We got up early in the morning to participate in Wat Phra Bat Huay Tom's daily alms offering ceremony. At the temple's entrance, all pilgrims took their shoes off and went barefoot down a lengthy rocky pathway to a sermon hall. We poured sticky rice into a row of alms bowls and arranged a long table with trays of vegetarian food and drinks.
We then assembled on the ground to trim a procession of towering taiyatan trees with instant noodles, dry food, books, hats, brooms, and other daily objects, which would be paraded through the village and Maha Chedi Sri Wiang Chai in the afternoon to pay homage to Buddha's relics.
Walking further, the Lanna-style vihara boasts Buddha's footsteps and a Buddha statue created by Kruba Chaiya Wongsa.
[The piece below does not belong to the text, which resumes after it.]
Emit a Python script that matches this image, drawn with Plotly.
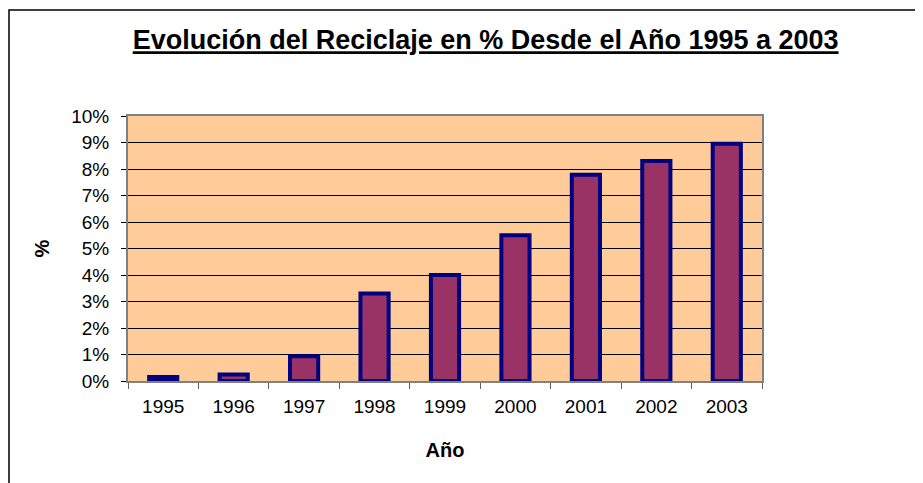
import plotly.graph_objects as go

years = ["1995", "1996", "1997", "1998", "1999", "2000", "2001", "2002", "2003"]
reciclaje = [0.0015, 0.0025, 0.0093, 0.033, 0.040, 0.055, 0.0778, 0.083, 0.0895]

fig = go.Figure()

fig.add_trace(go.Bar(
    x=years,
    y=reciclaje,
    width=0.4,
    marker=dict(color="#993366", line=dict(color="#000080", width=4)),
    hovertemplate="%{x}: %{y:.1%}<extra></extra>",
))

# the page body adds an 8px margin, so the figure is 8px smaller than the window
fig.update_layout(
    width=915,
    height=475,
    margin=dict(l=120, r=161, t=108, b=102),
    paper_bgcolor="white",
    plot_bgcolor="#FFCC99",
    showlegend=False,
    font=dict(family="Liberation Sans, Arial, sans-serif", size=19, color="black"),
    title=dict(
        text="<b><u>Evolución del Reciclaje en % Desde el Año 1995 a 2003</u></b>",
        x=0.522, xanchor="center", y=0.933, yanchor="middle",
        font=dict(size=27, color="black"),
    ),
    xaxis=dict(
        type="category",
        title=dict(text="<b>Año</b>", font=dict(size=20), standoff=27),
        tickson="boundaries",
        ticks="outside",
        ticklen=6,
        tickcolor="#606060",
        ticklabelstandoff=7,
        showline=True,
        linecolor="#808080",
        linewidth=2,
        mirror=True,
        showgrid=False,
    ),
    yaxis=dict(
        range=[0, 0.10],
        dtick=0.01,
        tickformat=".0%",
        title=dict(text="<b>%</b>", font=dict(size=20), standoff=16),
        ticks="outside",
        ticklen=5,
        tickcolor="black",
        ticklabelstandoff=8,
        showline=True,
        linecolor="#808080",
        linewidth=2,
        mirror=True,
        showgrid=True,
        gridcolor="black",
        gridwidth=1,
        zeroline=False,
    ),
    shapes=[
        dict(
            type="rect", xref="paper", yref="paper",
            x0=-0.1877, x1=1.5, y0=-0.6, y1=1.4,
            line=dict(color="black", width=1.5),
            fillcolor="rgba(0,0,0,0)",
            layer="below",
        )
    ],
)

fig.write_html("out.html")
Its walls are covered with astonishing murals depicting the lives of Lord Buddha and Kruba Chaiya Wongsa as well as the Wat Phra Bat Huay Tom community's lifestyle. The remains of Kruba Chaiya Wongsa are still contained in a glass casket in an adjacent building.
Our trip came to a close at Wat Phra Phutthabat Pha Nam, which houses Kruba Apichai Khaopi's remains in a glass coffin. Visitors can ascend to the top of the cliff and pay homage to relics in gold and white pagodas as well as enjoy a panoramic view of Li's lush mountainous landscapes.
Buddha's relics are enshrined in Wat Maha Chedi Sri Wiang Chai.
The Wat Phra Bat Huay Tom community has managed to keep its traditions alive.
Wat Phra Phutthabat Pha Nam houses gold and white pagodas. Worshippers can climb to the top for a breathtaking vista of lush greenery.